## WORK TO COMPLETE
Drop every picture. Then return, exactly, the lines from the beginning of the listing below through the one containing "Chart.register(...registerables);".

*** GIVEN DATA

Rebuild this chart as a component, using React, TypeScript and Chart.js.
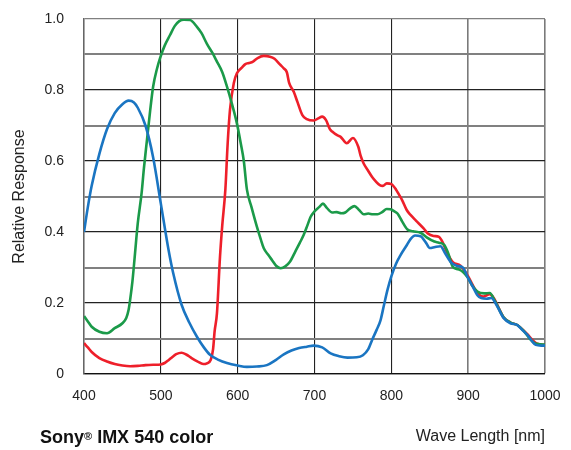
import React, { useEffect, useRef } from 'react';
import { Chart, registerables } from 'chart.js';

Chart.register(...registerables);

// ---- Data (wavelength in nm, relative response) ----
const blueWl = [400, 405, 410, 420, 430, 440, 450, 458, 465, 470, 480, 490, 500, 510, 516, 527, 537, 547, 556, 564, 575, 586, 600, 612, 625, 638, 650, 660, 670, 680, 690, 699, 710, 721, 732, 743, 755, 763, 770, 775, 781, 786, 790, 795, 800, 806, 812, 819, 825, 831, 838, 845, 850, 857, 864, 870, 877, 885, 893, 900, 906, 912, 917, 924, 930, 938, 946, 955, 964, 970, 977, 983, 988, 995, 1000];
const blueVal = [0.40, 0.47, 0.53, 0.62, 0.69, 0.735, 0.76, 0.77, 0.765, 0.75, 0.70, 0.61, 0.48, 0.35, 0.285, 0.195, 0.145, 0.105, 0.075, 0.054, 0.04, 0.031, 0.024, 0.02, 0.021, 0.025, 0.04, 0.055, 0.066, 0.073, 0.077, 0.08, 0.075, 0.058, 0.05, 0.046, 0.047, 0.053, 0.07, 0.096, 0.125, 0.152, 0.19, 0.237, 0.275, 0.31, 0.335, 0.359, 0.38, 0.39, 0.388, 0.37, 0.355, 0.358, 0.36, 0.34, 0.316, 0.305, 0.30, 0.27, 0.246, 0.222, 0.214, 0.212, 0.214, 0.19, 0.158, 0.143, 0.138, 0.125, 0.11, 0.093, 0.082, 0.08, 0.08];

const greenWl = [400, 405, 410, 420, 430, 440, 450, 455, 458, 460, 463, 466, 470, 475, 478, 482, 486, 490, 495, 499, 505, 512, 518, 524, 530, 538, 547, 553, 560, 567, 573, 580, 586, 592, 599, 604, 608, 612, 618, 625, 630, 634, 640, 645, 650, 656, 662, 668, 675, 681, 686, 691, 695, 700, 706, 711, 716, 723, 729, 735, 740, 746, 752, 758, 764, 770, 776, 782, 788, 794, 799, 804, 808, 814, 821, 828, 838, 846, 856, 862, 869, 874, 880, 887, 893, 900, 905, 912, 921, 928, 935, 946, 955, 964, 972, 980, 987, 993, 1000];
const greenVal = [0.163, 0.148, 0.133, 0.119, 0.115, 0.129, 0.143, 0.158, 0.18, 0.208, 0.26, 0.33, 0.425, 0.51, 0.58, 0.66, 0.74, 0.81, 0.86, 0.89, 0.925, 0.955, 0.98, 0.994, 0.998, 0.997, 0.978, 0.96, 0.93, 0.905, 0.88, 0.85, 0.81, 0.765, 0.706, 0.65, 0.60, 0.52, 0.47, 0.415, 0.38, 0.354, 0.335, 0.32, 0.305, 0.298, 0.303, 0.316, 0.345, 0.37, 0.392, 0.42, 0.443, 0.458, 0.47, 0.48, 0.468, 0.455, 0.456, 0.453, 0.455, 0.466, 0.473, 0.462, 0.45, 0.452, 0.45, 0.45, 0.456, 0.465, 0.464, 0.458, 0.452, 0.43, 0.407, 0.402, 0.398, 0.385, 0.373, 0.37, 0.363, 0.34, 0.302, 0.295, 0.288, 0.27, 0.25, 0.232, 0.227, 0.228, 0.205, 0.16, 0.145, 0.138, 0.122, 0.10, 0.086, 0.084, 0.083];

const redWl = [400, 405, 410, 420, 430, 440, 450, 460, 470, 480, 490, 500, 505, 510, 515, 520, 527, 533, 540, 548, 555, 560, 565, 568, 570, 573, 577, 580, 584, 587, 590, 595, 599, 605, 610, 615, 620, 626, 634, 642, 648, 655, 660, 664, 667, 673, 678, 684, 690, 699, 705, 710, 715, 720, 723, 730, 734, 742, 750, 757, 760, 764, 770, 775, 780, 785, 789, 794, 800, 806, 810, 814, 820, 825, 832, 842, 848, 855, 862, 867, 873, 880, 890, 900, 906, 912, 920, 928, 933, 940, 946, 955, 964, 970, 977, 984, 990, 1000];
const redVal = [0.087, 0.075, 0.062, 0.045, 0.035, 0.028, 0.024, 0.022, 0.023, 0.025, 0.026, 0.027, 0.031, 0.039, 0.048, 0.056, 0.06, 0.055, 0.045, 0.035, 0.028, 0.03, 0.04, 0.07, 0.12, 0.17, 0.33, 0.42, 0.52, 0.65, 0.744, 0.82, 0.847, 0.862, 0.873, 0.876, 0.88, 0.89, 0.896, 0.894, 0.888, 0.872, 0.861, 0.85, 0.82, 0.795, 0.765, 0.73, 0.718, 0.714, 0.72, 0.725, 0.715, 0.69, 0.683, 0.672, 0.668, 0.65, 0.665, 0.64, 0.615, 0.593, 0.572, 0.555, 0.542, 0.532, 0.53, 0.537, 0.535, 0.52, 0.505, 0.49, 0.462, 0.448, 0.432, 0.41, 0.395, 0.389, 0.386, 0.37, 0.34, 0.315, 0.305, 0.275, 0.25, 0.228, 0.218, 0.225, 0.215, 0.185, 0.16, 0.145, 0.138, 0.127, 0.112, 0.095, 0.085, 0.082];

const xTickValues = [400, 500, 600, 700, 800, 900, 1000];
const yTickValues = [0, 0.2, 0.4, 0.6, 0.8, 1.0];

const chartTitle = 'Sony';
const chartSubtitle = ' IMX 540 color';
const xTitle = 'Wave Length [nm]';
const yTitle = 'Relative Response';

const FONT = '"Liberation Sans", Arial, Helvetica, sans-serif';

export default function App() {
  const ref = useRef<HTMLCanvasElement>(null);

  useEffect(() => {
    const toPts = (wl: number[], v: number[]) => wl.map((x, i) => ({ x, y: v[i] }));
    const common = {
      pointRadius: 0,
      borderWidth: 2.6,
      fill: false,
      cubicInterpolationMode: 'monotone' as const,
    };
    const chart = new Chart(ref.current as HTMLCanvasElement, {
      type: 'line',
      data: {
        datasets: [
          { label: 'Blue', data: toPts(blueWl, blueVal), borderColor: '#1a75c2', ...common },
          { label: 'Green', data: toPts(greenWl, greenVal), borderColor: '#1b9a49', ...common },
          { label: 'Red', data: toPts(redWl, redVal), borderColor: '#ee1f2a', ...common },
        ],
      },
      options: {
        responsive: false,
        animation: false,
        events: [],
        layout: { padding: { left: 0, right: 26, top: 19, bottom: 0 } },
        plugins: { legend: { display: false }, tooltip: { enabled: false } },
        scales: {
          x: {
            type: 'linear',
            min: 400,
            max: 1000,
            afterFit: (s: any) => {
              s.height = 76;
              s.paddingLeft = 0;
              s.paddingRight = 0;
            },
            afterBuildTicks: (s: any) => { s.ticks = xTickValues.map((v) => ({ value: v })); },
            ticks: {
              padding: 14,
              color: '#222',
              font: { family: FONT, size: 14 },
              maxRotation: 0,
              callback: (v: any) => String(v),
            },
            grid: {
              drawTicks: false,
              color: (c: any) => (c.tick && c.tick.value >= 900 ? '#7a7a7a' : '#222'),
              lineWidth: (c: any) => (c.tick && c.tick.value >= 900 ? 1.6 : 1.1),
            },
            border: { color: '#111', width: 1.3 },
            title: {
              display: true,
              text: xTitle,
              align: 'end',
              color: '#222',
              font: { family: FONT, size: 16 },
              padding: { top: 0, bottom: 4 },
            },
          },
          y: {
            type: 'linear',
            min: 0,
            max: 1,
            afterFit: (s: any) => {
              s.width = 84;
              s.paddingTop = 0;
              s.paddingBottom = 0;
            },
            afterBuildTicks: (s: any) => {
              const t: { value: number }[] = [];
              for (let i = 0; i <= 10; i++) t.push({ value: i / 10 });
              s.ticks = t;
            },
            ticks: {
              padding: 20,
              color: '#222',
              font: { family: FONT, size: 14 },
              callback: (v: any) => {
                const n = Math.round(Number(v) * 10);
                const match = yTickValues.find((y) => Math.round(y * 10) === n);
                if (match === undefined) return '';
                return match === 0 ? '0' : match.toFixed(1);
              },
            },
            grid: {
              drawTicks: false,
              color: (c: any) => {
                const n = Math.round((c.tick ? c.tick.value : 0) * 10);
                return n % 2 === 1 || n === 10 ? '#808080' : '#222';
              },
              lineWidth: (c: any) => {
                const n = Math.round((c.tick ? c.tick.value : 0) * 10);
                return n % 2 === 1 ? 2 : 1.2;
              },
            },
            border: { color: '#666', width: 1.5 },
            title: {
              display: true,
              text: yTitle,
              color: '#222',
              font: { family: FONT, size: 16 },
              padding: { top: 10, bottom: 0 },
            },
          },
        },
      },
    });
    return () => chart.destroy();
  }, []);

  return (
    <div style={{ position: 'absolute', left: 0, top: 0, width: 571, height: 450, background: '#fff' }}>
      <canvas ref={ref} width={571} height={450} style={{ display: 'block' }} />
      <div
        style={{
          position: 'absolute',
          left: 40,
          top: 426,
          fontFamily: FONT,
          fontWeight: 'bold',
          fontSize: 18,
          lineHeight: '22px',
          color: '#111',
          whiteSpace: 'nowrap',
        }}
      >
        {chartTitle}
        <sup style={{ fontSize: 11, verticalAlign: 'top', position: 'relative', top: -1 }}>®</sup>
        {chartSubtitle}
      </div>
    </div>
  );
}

******

## WRITTEN SOLUTION
Rebuild this chart as a component, using React, TypeScript and Chart.js.
import React, { useEffect, useRef } from 'react';
import { Chart, registerables } from 'chart.js';

Chart.register(...registerables);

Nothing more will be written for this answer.